%%

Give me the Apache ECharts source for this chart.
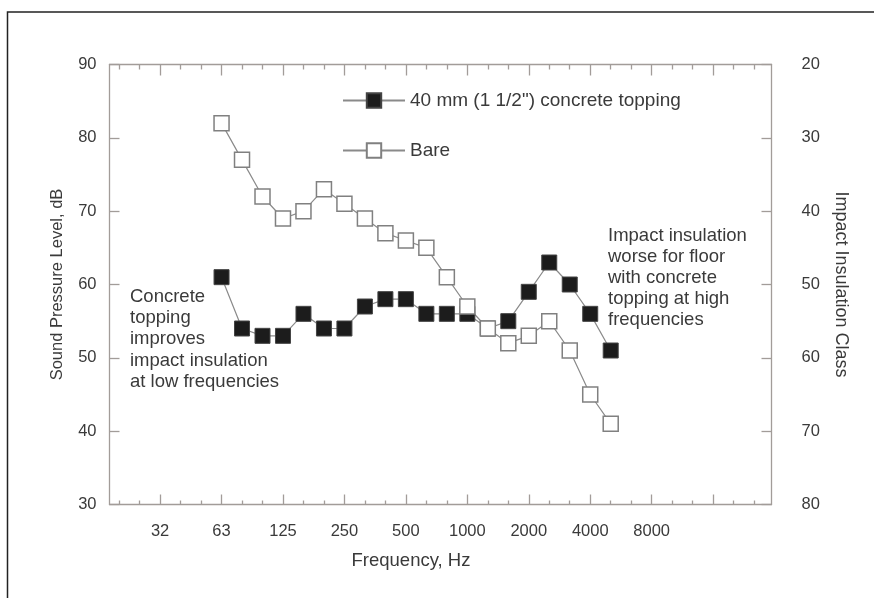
<!DOCTYPE html>
<html>
<head>
<meta charset="utf-8">
<script src="https://cdn.jsdelivr.net/npm/echarts@6/dist/echarts.min.js"></script>
<style>
html,body{margin:0;padding:0;background:#fff;}
#chart{width:874px;height:598px;}
</style>
</head>
<body>
<div id="chart"></div>
<script>
// Third-octave band axis (index 0 = 31.5 Hz)
const allBands = ['31.5','40','50','63','80','100','125','160','200','250','315','400','500','630','800','1000','1250','1600','2000','2500','3150','4000','5000','6300','8000','10000','12500','16000'];
const tickLabels = ['32','63','125','250','500','1000','2000','4000','8000'];
const tickBands = ['31.5','63','125','250','500','1000','2000','4000','8000'];
const bands = ['63','80','100','125','160','200','250','315','400','500','630','800','1000','1250','1600','2000','2500','3150','4000','5000'];
const concrete = [61,54,53,53,56,54,54,57,58,58,56,56,56,54,55,59,63,60,56,51];
const bare = [82,77,72,69,70,73,71,69,67,66,65,61,57,54,52,53,55,51,45,41];
const concreteName = '40 mm (1 1/2") concrete topping';
const bareName = 'Bare';

const font = 'Liberation Sans, Arial, Helvetica, sans-serif';
const axisColor = '#a29c99';
const textColor = '#3a3a3a';

const xMin = -2.47, xMax = 29.85;
const majorTicks = [];
for (let i = 0; i < allBands.length; i += 3) majorTicks.push(i);
const minorTicks = [];
for (let i = -2; i <= 29; i++) if (i % 3 !== 0) minorTicks.push(i);
const labelPos = tickBands.map(b => allBands.indexOf(b));

function toXY(vals) {
  return bands.map((b, i) => [allBands.indexOf(b), vals[i]]);
}

const chart = echarts.init(document.getElementById('chart'));
const baseX = {
  type: 'value', min: xMin, max: xMax,
  splitLine: {show: false},
  axisLine: {show: false},
  axisLabel: {show: false},
};
const option = {
  animation: false,
  textStyle: {fontFamily: font},
  grid: {left: 109.5, right: 102.5, top: 64.5, bottom: 93.5, containLabel: false},
  legend: {
    orient: 'vertical', left: 337, top: 86,
    itemWidth: 62, itemHeight: 18, itemGap: 31,
    textStyle: {fontSize: 19, lineHeight: 19, color: textColor, fontFamily: font},
    data: [concreteName, bareName]
  },
  xAxis: [
    Object.assign({}, baseX, {
      position: 'bottom',
      axisLine: {show: true, onZero: false, lineStyle: {color: axisColor, width: 1.3}},
      axisTick: {show: true, inside: true, length: 10, customValues: majorTicks, lineStyle: {color: axisColor, width: 1.3}},
      axisLabel: {show: true, customValues: labelPos, margin: 18, fontSize: 16.5, color: textColor, fontFamily: font,
        formatter: v => { const k = labelPos.indexOf(Math.round(v)); return k >= 0 ? tickLabels[k] : ''; }}
    }),
    Object.assign({}, baseX, {
      position: 'bottom',
      axisTick: {show: true, inside: true, length: 4, customValues: minorTicks, lineStyle: {color: axisColor, width: 1.3}}
    }),
    Object.assign({}, baseX, {
      position: 'top',
      axisLine: {show: true, onZero: false, lineStyle: {color: axisColor, width: 1.3}},
      axisTick: {show: true, inside: true, length: 11, customValues: majorTicks, lineStyle: {color: axisColor, width: 1.3}}
    }),
    Object.assign({}, baseX, {
      position: 'top',
      axisTick: {show: true, inside: true, length: 5, customValues: minorTicks, lineStyle: {color: axisColor, width: 1.3}}
    })
  ],
  yAxis: [
    {
      type: 'value', min: 30, max: 90, interval: 10, position: 'left',
      name: 'Sound Pressure Level, dB', nameLocation: 'middle', nameRotate: 90, nameGap: 44,
      nameTextStyle: {fontSize: 16.5, color: textColor, fontFamily: font},
      splitLine: {show: false},
      axisLine: {show: true, onZero: false, lineStyle: {color: axisColor, width: 1.3}},
      axisTick: {show: true, inside: true, length: 10, lineStyle: {color: axisColor, width: 1.3}},
      axisLabel: {margin: 13, fontSize: 16.5, color: textColor, fontFamily: font}
    },
    {
      type: 'value', min: 20, max: 80, interval: 10, inverse: true, position: 'right',
      name: 'Impact Insulation Class', nameLocation: 'middle', nameRotate: -90, nameGap: 60,
      nameTextStyle: {fontSize: 18, color: textColor, fontFamily: font},
      splitLine: {show: false},
      axisLine: {show: true, onZero: false, lineStyle: {color: axisColor, width: 1.3}},
      axisTick: {show: true, inside: true, length: 10, lineStyle: {color: axisColor, width: 1.3}},
      axisLabel: {margin: 30, fontSize: 16.5, color: textColor, fontFamily: font}
    }
  ],
  series: [
    {
      name: concreteName, type: 'line', xAxisIndex: 0, yAxisIndex: 0,
      data: toXY(concrete), symbol: 'rect', symbolSize: 15,
      lineStyle: {color: '#8a8a8a', width: 1.2},
      itemStyle: {color: '#1c1c1c', borderColor: '#444', borderWidth: 1}
    },
    {
      name: bareName, type: 'line', xAxisIndex: 0, yAxisIndex: 0,
      data: toXY(bare), symbol: 'rect', symbolSize: 15,
      lineStyle: {color: '#8a8a8a', width: 1.2},
      itemStyle: {color: '#ffffff', borderColor: '#808080', borderWidth: 1.5}
    }
  ],
  graphic: [
    {type: 'polyline', shape: {points: [[7.5, 598], [7.5, 12], [874, 12]]}, style: {stroke: '#222', lineWidth: 1.5, fill: null}, silent: true},
    {type: 'text', left: 130, top: 286, style: {text: 'Concrete\ntopping\nimproves\nimpact insulation\nat low frequencies', fontSize: 18.5, lineHeight: 21.3, fill: textColor, fontFamily: font}},
    {type: 'text', left: 608, top: 225, style: {text: 'Impact insulation\nworse for floor\nwith concrete\ntopping at high\nfrequencies', fontSize: 18.5, lineHeight: 21, fill: textColor, fontFamily: font}},
    {type: 'text', x: 411, y: 561, style: {text: 'Frequency, Hz', fontSize: 18.5, fill: textColor, fontFamily: font, align: 'center', verticalAlign: 'middle'}}
  ]
};
chart.setOption(option);
</script>
</body>
</html>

%%

■ Problem statement:
Set down again, exactly, the lines of the material above from its first line to the one with "const textColor = '#3a3a3a';", inclusive. Leave the pictures out.

■ Problem solution:
Give me the Apache ECharts source for this chart.
<!DOCTYPE html>
<html>
<head>
<meta charset="utf-8">
<script src="https://cdn.jsdelivr.net/npm/echarts@6/dist/echarts.min.js"></script>
<style>
html,body{margin:0;padding:0;background:#fff;}
#chart{width:874px;height:598px;}
</style>
</head>
<body>
<div id="chart"></div>
<script>
// Third-octave band axis (index 0 = 31.5 Hz)
const allBands = ['31.5','40','50','63','80','100','125','160','200','250','315','400','500','630','800','1000','1250','1600','2000','2500','3150','4000','5000','6300','8000','10000','12500','16000'];
const tickLabels = ['32','63','125','250','500','1000','2000','4000','8000'];
const tickBands = ['31.5','63','125','250','500','1000','2000','4000','8000'];
const bands = ['63','80','100','125','160','200','250','315','400','500','630','800','1000','1250','1600','2000','2500','3150','4000','5000'];
const concrete = [61,54,53,53,56,54,54,57,58,58,56,56,56,54,55,59,63,60,56,51];
const bare = [82,77,72,69,70,73,71,69,67,66,65,61,57,54,52,53,55,51,45,41];
const concreteName = '40 mm (1 1/2") concrete topping';
const bareName = 'Bare';

const font = 'Liberation Sans, Arial, Helvetica, sans-serif';
const axisColor = '#a29c99';
const textColor = '#3a3a3a';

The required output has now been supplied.